Replace Excel handoffs with integrated solar design tool to proposal workflows that output IRR and NPV automatically.
Your next step: audit your last 5 lost deals. Identify which dead zone killed each one. Then build one follow-up cadence and one digital asset to fix that zone.
Momentum is a choice.
Frequently Asked Questions
What is the commercial solar sales cycle?
The commercial solar sales cycle is the full process from first contact to signed contract for a business solar installation. It typically spans 3 to 9 months for small commercial projects under 200 kW, and 6 to 12 months for larger C&I deals that require board approval, interconnection agreements, and procurement committee review.
How long does a commercial solar sale take?
Small commercial solar sales close in 3 to 9 months. Larger C&I deals with board approvals take 6 to 12 months. The average B2B sales cycle across industries stretched to 6.5 months in 2023, and commercial solar follows a similar pattern due to multiple stakeholders and capital expenditure approval requirements.
What are common commercial solar sales objections?

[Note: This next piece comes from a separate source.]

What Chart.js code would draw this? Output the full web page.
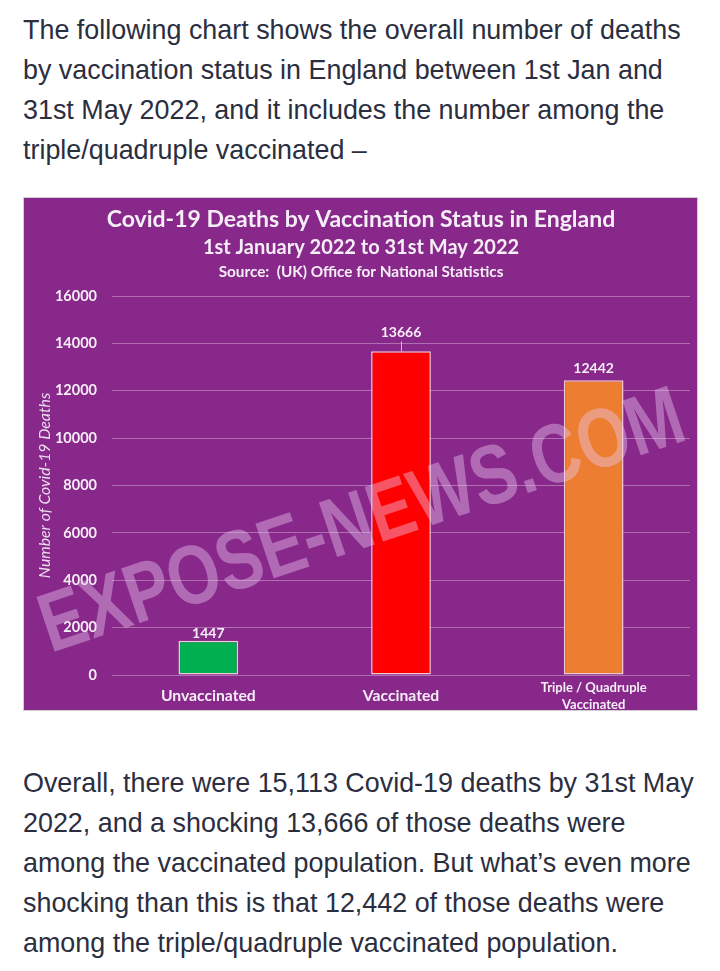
<!DOCTYPE html>
<html>
<head>
<meta charset="utf-8">
<script src="https://cdn.jsdelivr.net/npm/chart.js@4/dist/chart.umd.min.js"></script>
<style>
  html, body { margin: 0; padding: 0; background: #ffffff; }
  body { width: 720px; height: 971px; position: relative; overflow: hidden; }
  .txt {
    position: absolute; left: 23px; margin: 0;
    font-family: "Liberation Sans", Arial, sans-serif;
    font-size: 26.9px; line-height: 40px; color: #2b2e3f; white-space: nowrap;
  }
  #p1 { top: 10px; }
  #p2 { top: 763px; }
  #box {
    position: absolute; left: 23px; top: 197px; width: 673px; height: 512px;
    border: 1px solid #cfcfcf; background: #87288a;
  }
  #box canvas { display: block; }
</style>
</head>
<body>
<p class="txt" id="p1">The following chart shows the overall number of deaths<br>by vaccination status in England between 1st Jan and<br>31st May 2022, and it includes the number among the<br>triple/quadruple vaccinated –</p>
<div id="box"><canvas id="c" width="673" height="512"></canvas></div>
<p class="txt" id="p2">Overall, there were 15,113 Covid-19 deaths by 31st May<br>2022, and a shocking 13,666 of those deaths were<br>among the vaccinated population. But what’s even more<br>shocking than this is that 12,442 of those deaths were<br>among the triple/quadruple vaccinated population.</p>
<script>
// ---- data ----
const categories = ["Unvaccinated", "Vaccinated", ["Triple / Quadruple", "Vaccinated"]];
const deaths = [1447, 13666, 12442];
const barColors = ["#00b050", "#ff0000", "#ed7d31"];
const titleLines = [
  "Covid-19 Deaths by Vaccination Status in England",
  "1st January 2022 to 31st May 2022",
  "Source:  (UK) Office for National Statistics"
];
const yAxisTitle = "Number of Covid-19 Deaths";
const watermarkText = "EXPOSE-NEWS.COM";

const FONT = "Lato, 'Open Sans', sans-serif";
const TXT = "#f6eef6";

const headerPlugin = {
  id: "header",
  afterDraw(chart) {
    const ctx = chart.ctx;
    const cx = chart.width / 2 + 0.5;
    const specs = [
      { size: 23, y: 22 },
      { size: 20, y: 50 },
      { size: 15.3, y: 74 }
    ];
    ctx.save();
    ctx.fillStyle = TXT;
    ctx.textAlign = "center";
    ctx.textBaseline = "middle";
    titleLines.forEach((t, i) => {
      ctx.font = "bold " + specs[i].size + "px " + FONT;
      ctx.fillText(t, cx, specs[i].y);
    });
    ctx.restore();
  }
};

const valueLabelPlugin = {
  id: "valueLabels",
  afterDatasetsDraw(chart, args, opts) {
    const ctx = chart.ctx;
    const meta = chart.getDatasetMeta(0);
    const offs = opts.offsets || [];
    ctx.save();
    ctx.fillStyle = TXT;
    ctx.font = "bold 14px " + FONT;
    ctx.textAlign = "center";
    ctx.textBaseline = "middle";
    meta.data.forEach((bar, i) => {
      const off = offs[i] || 10;
      const v = chart.data.datasets[0].data[i];
      ctx.fillText(String(v), bar.x, bar.y - off);
      if (off > 15) {
        ctx.strokeStyle = "rgba(255,230,240,0.7)";
        ctx.lineWidth = 1;
        ctx.beginPath();
        ctx.moveTo(bar.x + 0.5, bar.y - off + 9);
        ctx.lineTo(bar.x + 0.5, bar.y);
        ctx.stroke();
      }
    });
    ctx.restore();
  }
};

const watermarkPlugin = {
  id: "watermark",
  afterDraw(chart) {
    const ctx = chart.ctx;
    ctx.save();
    ctx.translate(346, 348);
    ctx.rotate(-18.5 * Math.PI / 180);
    ctx.scale(1, 1.25);
    ctx.font = "bold 67px 'Liberation Sans', Arial, sans-serif";
    ctx.textAlign = "center";
    ctx.textBaseline = "alphabetic";
    ctx.fillStyle = "rgba(235, 200, 240, 0.42)";
    ctx.fillText(watermarkText, 0, 0);
    ctx.restore();
  }
};

new Chart(document.getElementById("c"), {
  type: "bar",
  data: {
    labels: categories,
    datasets: [{
      data: deaths,
      backgroundColor: barColors,
      borderColor: "#f3c9d3",
      borderWidth: 1.5,
      borderSkipped: false,
      barPercentage: 0.31,
      categoryPercentage: 1.0
    }]
  },
  options: {
    responsive: false,
    animation: false,
    devicePixelRatio: 1,
    layout: { padding: { top: 98, right: 7, bottom: 0, left: 0 } },
    plugins: {
      legend: { display: false },
      tooltip: { enabled: false },
      title: { display: false },
      valueLabels: { offsets: [7, 19, 12] }
    },
    scales: {
      x: {
        grid: { display: false, drawTicks: false },
        border: { display: false },
        ticks: {
          color: TXT,
          padding: 13,
          crossAlign: "center",
          maxRotation: 0,
          autoSkip: false,
          font: (c) => c.index === 2
            ? { family: FONT, size: 13, weight: "bold", lineHeight: 1.3 }
            : { family: FONT, size: 15.7, weight: "bold", lineHeight: 1.2 }
        },
        afterFit(scale) { scale.height = 35; }
      },
      y: {
        min: 0,
        max: 16000,
        grid: { color: "rgba(255,255,255,0.33)", lineWidth: 1, drawTicks: false },
        border: { display: false },
        ticks: {
          stepSize: 2000,
          color: TXT,
          padding: 15,
          callback: (v) => String(v),
          font: { family: FONT, size: 14.5, weight: "bold" }
        },
        title: {
          display: true,
          text: yAxisTitle,
          color: "#ecdcef",
          padding: { top: 11, bottom: 0 },
          font: { family: FONT, size: 15.8, style: "italic" }
        },
        afterFit(scale) { scale.width = 88; }
      }
    }
  },
  plugins: [headerPlugin, valueLabelPlugin, watermarkPlugin]
});
</script>
</body>
</html>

Common objections include capital expenditure approval delays, facilities manager concerns about roof integrity, procurement pressure for lower pricing, CFO doubts about ROI assumptions, and legal teams redlining performance guarantees. Most objections can be pre-empted with bankable yield data and transparent financial modeling.
What financial metrics do commercial solar buyers care about?
CFOs and finance committees focus on IRR, NPV, payback period, and LCOE. Operational buyers care more about immediate OpEx savings and cash flow impact. The 30% ITC Section 48 and MACRS accelerated depreciation can recover 50–60% of system costs in year one, which is a powerful framing point for economic buyers.
How can solar proposals help close objections before they arise?
Interactive, digitally delivered proposals with embedded financial models and live scenario toggles see 3× higher engagement than static PDFs (Qwilr, 2026). When a proposal includes bankable P50/P90 yield estimates, view tracking, and executive summaries tailored to each stakeholder, objections are answered before they are voiced.